Researchers at Spallanzani identified Italy’s first cases of monkeypox, found in two men who had recently returned from the Canary Islands.

The latest results reported by Vaia have not yet been published or subject to peer review.

Since early May, a surge of monkeypox cases has been detected outside of the West and Central African countries where the disease has long been endemic. Most of the new cases have been in Western Europe.

More than 3,400 confirmed cases and one death have now been reported to the World Health Organisation from more than 50 countries this year.

The vast majority of cases so far have been observed in men who have sex with men, of young age, chiefly in urban areas, in “clustered social and sexual networks”, according to the WHO.

It is investigating cases of semen testing positive for monkeypox, but has maintained the virus is primarily spread through close contact.

Meg Doherty, director of the WHO’s global HIV, hepatitis and sexually-transmitted infection programmes, said last week: “We are not calling this a sexually-transmitted infection.”

Could antivirals curb the spread of monkeypox?

Spallanzani researchers are now trying to ascertain how long the virus is present in sperm after the onset of symptoms.

In one patient, virus DNA was detected three weeks after symptoms first appeared, even after lesions had disappeared – a phenomenon Vaia said had been seen in the past in viral infections such as Zika.

That could indicate that the risk of transmission of monkeypox could be lowered by the use of condoms in the weeks after recovery, he said.

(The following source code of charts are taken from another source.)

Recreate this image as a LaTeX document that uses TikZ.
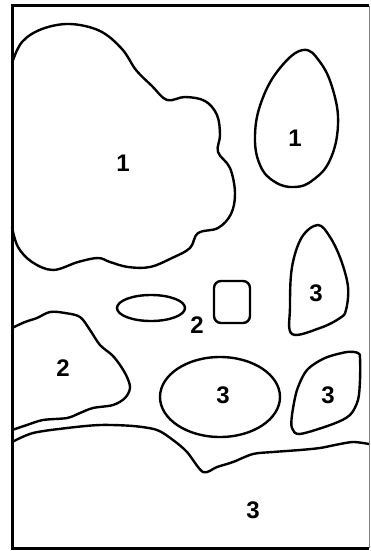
\documentclass[tikz,border=0pt]{standalone}
\usepackage{fontspec}
\setsansfont{Liberation Sans}
\usepackage{tikz}
\tikzset{
  blob/.style={line width=2.4pt,line join=round},
  zone/.style={font=\sffamily\bfseries\fontsize{24}{24}\selectfont,inner sep=0pt}
}

\begin{document}
\begin{tikzpicture}[x=1pt,y=-1pt]
  \useasboundingbox (0,0) rectangle (371,551);
  % frame
  \draw[line width=3pt](369,6)--(12,6)--(12,548)--(369,548);
  \draw[line width=0.8pt,gray](369,6)--(369,548);
  % big cloud on the left edge
  \draw[blob] plot[smooth,tension=0.6] coordinates {
    (12,63) (22,42) (42,29) (70,24) (100,31) (122,49) (136,70)
    (152,86) (167,100) (185,97) (205,101) (217,115) (220,135) (218,152)
    (230,168) (235,193) (231,214) (218,228) (198,233)
    (190,248) (172,258) (150,267) (128,267) (110,262) (98,258)
    (78,262) (53,270) (32,262) (18,247) (12,227)};
  % egg
  \draw[blob] plot[smooth cycle,tension=0.7] coordinates {
    (303,50) (320,62) (333,90) (338,125) (330,160) (313,180) (295,187)
    (275,182) (260,165) (255,135) (262,100) (280,68)};
  % drop on the right
  \draw[blob] plot[smooth cycle,tension=0.6] coordinates {
    (318,225) (330,237) (341,260) (348,287) (346,310) (340,318) (320,328)
    (292,334) (290,307) (292,267) (302,237)};
  % small ellipse and square
  \draw[blob](151,308) ellipse (34 and 13);
  \draw[blob,rounded corners=7pt](214,281) rectangle (250,323);
  % region 2 on the left edge
  \draw[blob] plot[smooth,tension=0.55] coordinates {
    (12,328) (25,322) (37,318) (50,312) (65,313) (80,317) (90,330)
    (100,345) (112,355) (120,365) (127,377) (130,388) (125,398) (113,405)
    (93,408) (80,413) (67,418) (43,420) (27,425) (12,430)};
  % middle ellipse
  \draw[blob](220,397) ellipse (60 and 40);
  % lens on the right
  \draw[blob] plot[smooth cycle,tension=0.5] coordinates {
    (358,353) (347,352) (325,358) (307,370) (297,390) (292,415) (292,428)
    (300,434) (333,424) (350,415) (358,400) (360,380) (360,358)};
  % ground line
  \draw[blob] plot[smooth,tension=0.5] coordinates {
    (12,442) (33,433) (67,428) (100,425) (133,426) (157,430) (173,440)
    (187,452) (203,472) (217,467) (233,462) (253,454) (273,452) (300,450)
    (320,448) (335,445) (353,442) (369,444)};
  % labels
  \node[zone] (cloud) at (123,163) {1};
  \node[zone] (egg)   at (295,138) {1};
  \node[zone] (drop)  at (316,293) {3};
  \node[zone] (small) at (197,325) {2};
  \node[zone] (left)  at (63,368)  {2};
  \node[zone] (mid)   at (223,395) {3};
  \node[zone] (lens)  at (328,395) {3};
  \node[zone] (floor) at (253,510) {3};
\end{tikzpicture}
\end{document}
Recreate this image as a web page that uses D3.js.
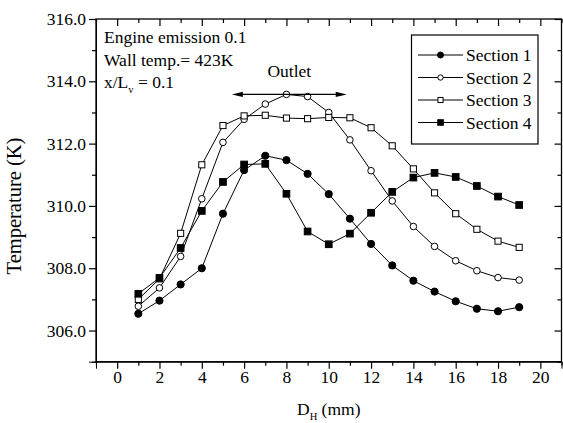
<!DOCTYPE html>
<html>
<head>
<meta charset="utf-8">
<script src="https://cdn.jsdelivr.net/npm/d3@7"></script>
<style>
	body { margin: 0; background: #fff; }
</style>
</head>
<body>
<svg></svg>
<script>
/* 
data 
*/ 

var positions = [1, 2, 3, 4, 5, 6, 7, 8, 9, 10, 11, 12, 13, 14, 15, 16, 17, 18, 19]; 
var section1 = [306.54, 306.96, 307.48, 308.0, 309.75, 311.15, 311.61, 311.47, 311.03, 310.38, 309.59, 308.78, 308.09, 307.60, 307.25, 306.94, 306.70, 306.62, 306.75]; 
var section2 = [306.78, 307.37, 308.38, 310.23, 312.04, 312.78, 313.27, 313.58, 313.51, 313.0, 312.12, 311.13, 310.16, 309.34, 308.70, 308.24, 307.92, 307.70, 307.62]; 
var section3 = [307.0, 307.66, 309.12, 311.32, 312.58, 312.89, 312.91, 312.82, 312.80, 312.84, 312.83, 312.51, 311.93, 311.19, 310.42, 309.75, 309.25, 308.87, 308.67]; 
var section4 = [307.18, 307.69, 308.65, 309.84, 310.77, 311.33, 311.35, 310.39, 309.18, 308.77, 309.11, 309.78, 310.45, 310.91, 311.06, 310.93, 310.64, 310.30, 310.03]; 
var seriesNames = ['Section 1', 'Section 2', 'Section 3', 'Section 4']; 
var markers = ['filledCircle', 'openCircle', 'openSquare', 'filledSquare']; 

var xTicks = [0, 2, 4, 6, 8, 10, 12, 14, 16, 18, 20]; 
var yTicks = [306, 308, 310, 312, 314, 316]; 
var notes = ['Engine emission 0.1', 'Wall temp.= 423K']; 
var outletRange = [5.42, 10.85]; 
var outletLevel = 313.58; 

/* 
pick a Times-like font that is actually installed 
*/ 

function pickFont(list) { 
	var ctx = document.createElement('canvas').getContext('2d'); 
	var probe = 'Wg316.0 Section mmTK'; 
	var bases = ['monospace', 'sans-serif']; 
	var widths = bases.map(function(b) { ctx.font = '40px ' + b; return ctx.measureText(probe).width; }); 
	for (var i = 0; i < list.length; i++) { 
		for (var j = 0; j < bases.length; j++) { 
			ctx.font = '40px "' + list[i] + '", ' + bases[j]; 
			if (Math.abs(ctx.measureText(probe).width - widths[j]) > 0.5) return '"' + list[i] + '"'; 
		} 
	} 
	return 'serif'; 
} 
var serifFont = pickFont(['Liberation Serif', 'Times New Roman', 'Tinos', 'Nimbus Roman', 'FreeSerif', 'DejaVu Serif', 'Noto Serif']); 

/* 
create svg window 
*/ 

var svgWidth = 563; 
var svgHeight = 423; 

var margin = { top: 19, right: 1.5, bottom: 61.3, left: 96 }; 

var svg = d3.select('svg')
	.attr('width', svgWidth)
	.attr('height', svgHeight)
	.attr('font-family', serifFont); 

var x = d3.scaleLinear()
	.domain([-1, 21])
	.range([margin.left, svgWidth - margin.right]); 

var y = d3.scaleLinear()
	.domain([305, 316])
	.range([svgHeight - margin.bottom, margin.top]); 

var fontSize = 17.5; 

/* 
axes: outward ticks on bottom / left, inward ticks on top / right 
*/ 

var minorX = d3.range(-1, 22, 1).filter(d => xTicks.indexOf(d) < 0); 
var minorY = d3.range(305, 317, 1).filter(d => yTicks.indexOf(d) < 0); 

svg.append('g')
	.attr('transform', 'translate(0,' + y(305) + ')')
	.call(d3.axisBottom(x).tickValues(xTicks).tickSize(7).tickPadding(2).tickFormat(d3.format('d')))
	.call(g => g.attr('font-family', serifFont).attr('font-size', fontSize)); 

svg.append('g')
	.attr('transform', 'translate(0,' + y(305) + ')')
	.call(d3.axisBottom(x).tickValues(minorX).tickSize(4).tickFormat(''))
	.call(g => g.select('.domain').remove()); 

svg.append('g')
	.attr('transform', 'translate(0,' + y(316) + ')')
	.call(d3.axisBottom(x).tickValues(xTicks).tickSize(7).tickFormat(''))
	.call(g => g.select('.domain').remove()); 

svg.append('g')
	.attr('transform', 'translate(0,' + y(316) + ')')
	.call(d3.axisBottom(x).tickValues(minorX).tickSize(4).tickFormat(''))
	.call(g => g.select('.domain').remove()); 

svg.append('g')
	.attr('transform', 'translate(' + x(-1) + ',0)')
	.call(d3.axisLeft(y).tickValues(yTicks).tickSize(7).tickPadding(3).tickFormat(d3.format('.1f')))
	.call(g => g.attr('font-family', serifFont).attr('font-size', fontSize)); 

svg.append('g')
	.attr('transform', 'translate(' + x(-1) + ',0)')
	.call(d3.axisLeft(y).tickValues(minorY).tickSize(4).tickFormat(''))
	.call(g => g.select('.domain').remove()); 

svg.append('g')
	.attr('transform', 'translate(' + x(21) + ',0)')
	.call(d3.axisLeft(y).tickValues(yTicks).tickSize(7).tickFormat(''))
	.call(g => g.select('.domain').remove()); 

svg.append('g')
	.attr('transform', 'translate(' + x(21) + ',0)')
	.call(d3.axisLeft(y).tickValues(minorY).tickSize(4).tickFormat(''))
	.call(g => g.select('.domain').remove()); 

// frame 
svg.append('rect')
	.attr('x', x(-1))
	.attr('y', y(316))
	.attr('width', x(21) - x(-1))
	.attr('height', y(305) - y(316))
	.attr('fill', 'none')
	.attr('stroke', '#000')
	.attr('stroke-width', 1.3); 

svg.selectAll('.tick line').attr('stroke-width', 1.2); 

/* 
axis titles 
*/ 

var xTitle = svg.append('text')
	.attr('x', (x(-1) + x(21)) / 2)
	.attr('y', 415)
	.attr('text-anchor', 'middle')
	.attr('font-size', fontSize); 
xTitle.append('tspan').text('D'); 
xTitle.append('tspan').attr('font-size', 10.5).attr('dy', 5).text('H'); 
xTitle.append('tspan').attr('dy', -5).text(' (mm)'); 

svg.append('text')
	.attr('transform', 'translate(21,' + 206 + ') rotate(-90)')
	.attr('text-anchor', 'middle')
	.attr('font-size', 20.5)
	.text('Temperature (K)'); 

/* 
the lines and markers 
*/ 

var allSeries = [section1, section2, section3, section4]; 

var line = d3.line()
	.x(function(d, i) { return x(positions[i]); })
	.y(function(d) { return y(d); }); 

function drawMarker(g, kind, cx, cy, big) { 
	var r = big ? 3.6 : 3; 
	if (kind == 'filledCircle' || kind == 'openCircle') { 
		g.append('circle')
			.attr('cx', cx).attr('cy', cy)
			.attr('r', kind == 'filledCircle' ? r : r - 0.3)
			.attr('fill', kind == 'filledCircle' ? '#000' : '#fff')
			.attr('stroke', '#000')
			.attr('stroke-width', 1); 
	} else { 
		var s = kind == 'filledSquare' ? r * 1.85 : r * 1.7; 
		g.append('rect')
			.attr('x', cx - s / 2).attr('y', cy - s / 2)
			.attr('width', s).attr('height', s)
			.attr('fill', kind == 'filledSquare' ? '#000' : '#fff')
			.attr('stroke', '#000')
			.attr('stroke-width', 1); 
	} 
} 

allSeries.forEach(function(values, k) { 
	svg.append('path')
		.datum(values)
		.attr('fill', 'none')
		.attr('stroke', '#000')
		.attr('stroke-width', 1)
		.attr('d', line); 
	var g = svg.append('g'); 
	values.forEach(function(v, i) { 
		drawMarker(g, markers[k], x(positions[i]), y(v), true); 
	}); 
}); 

/* 
legend 
*/ 

var legend = svg.append('g'); 
legend.append('rect')
	.attr('x', 411.5).attr('y', 35)
	.attr('width', 126.5).attr('height', 109)
	.attr('fill', '#fff')
	.attr('stroke', '#000')
	.attr('stroke-width', 1.2); 

seriesNames.forEach(function(name, k) { 
	var ly = 55 + k * 22.5; 
	legend.append('line')
		.attr('x1', 418).attr('x2', 463)
		.attr('y1', ly).attr('y2', ly)
		.attr('stroke', '#000')
		.attr('stroke-width', 1); 
	drawMarker(legend, markers[k], 440.5, ly, false); 
	legend.append('text')
		.attr('x', 466)
		.attr('y', ly + 6)
		.attr('font-size', fontSize)
		.text(name); 
}); 

/* 
annotations 
*/ 

notes.forEach(function(t, i) { 
	svg.append('text')
		.attr('x', 104)
		.attr('y', 43 + i * 22.5)
		.attr('font-size', fontSize)
		.text(t); 
}); 

var note3 = svg.append('text')
	.attr('x', 104)
	.attr('y', 88)
	.attr('font-size', fontSize); 
note3.append('tspan').text('x/L'); 
note3.append('tspan').attr('font-size', 10.5).attr('dy', 5).text('v'); 
note3.append('tspan').attr('dy', -5).text(' = 0.1'); 

svg.append('text')
	.attr('x', x((outletRange[0] + outletRange[1]) / 2))
	.attr('y', 77)
	.attr('text-anchor', 'middle')
	.attr('font-size', fontSize)
	.text('Outlet'); 

var ax0 = x(outletRange[0]), ax1 = x(outletRange[1]), ay = y(outletLevel); 
svg.append('line')
	.attr('x1', ax0 + 6).attr('x2', ax1 - 6)
	.attr('y1', ay).attr('y2', ay)
	.attr('stroke', '#000')
	.attr('stroke-width', 1.3); 
svg.append('path')
	.attr('d', 'M' + ax0 + ',' + ay + 'L' + (ax0 + 11) + ',' + (ay - 2.6) + 'L' + (ax0 + 11) + ',' + (ay + 2.6) + 'Z'
		+ 'M' + ax1 + ',' + ay + 'L' + (ax1 - 11) + ',' + (ay - 2.6) + 'L' + (ax1 - 11) + ',' + (ay + 2.6) + 'Z')
	.attr('fill', '#000'); 
</script>
</body>
</html>
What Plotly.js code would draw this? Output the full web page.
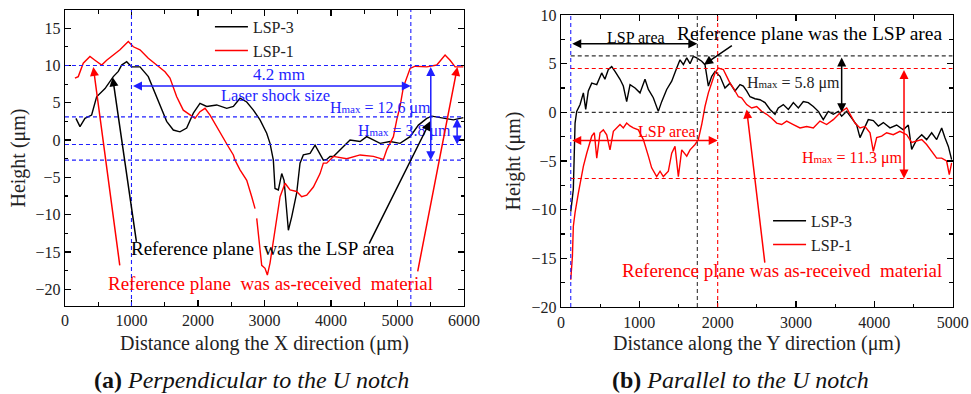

The Spallanzani team is also looking at vaginal secretions to study the presence of the virus.

A significant finding from the first study was that when the virus was cultured in the lab, it was “present in semen as a live, infectious virus efficient in reproducing itself”, Vaia told AFP.

Vaia cautioned that there remained many unanswered questions on monkeypox, including whether antiviral therapies could shorten the time in which people with the virus could infect others.

Another is whether the smallpox vaccine could protect people from the monkeypox virus.

“To study this we will analyse people who were vaccinated 40 years ago before human smallpox was declared to have disappeared,” Vaia said.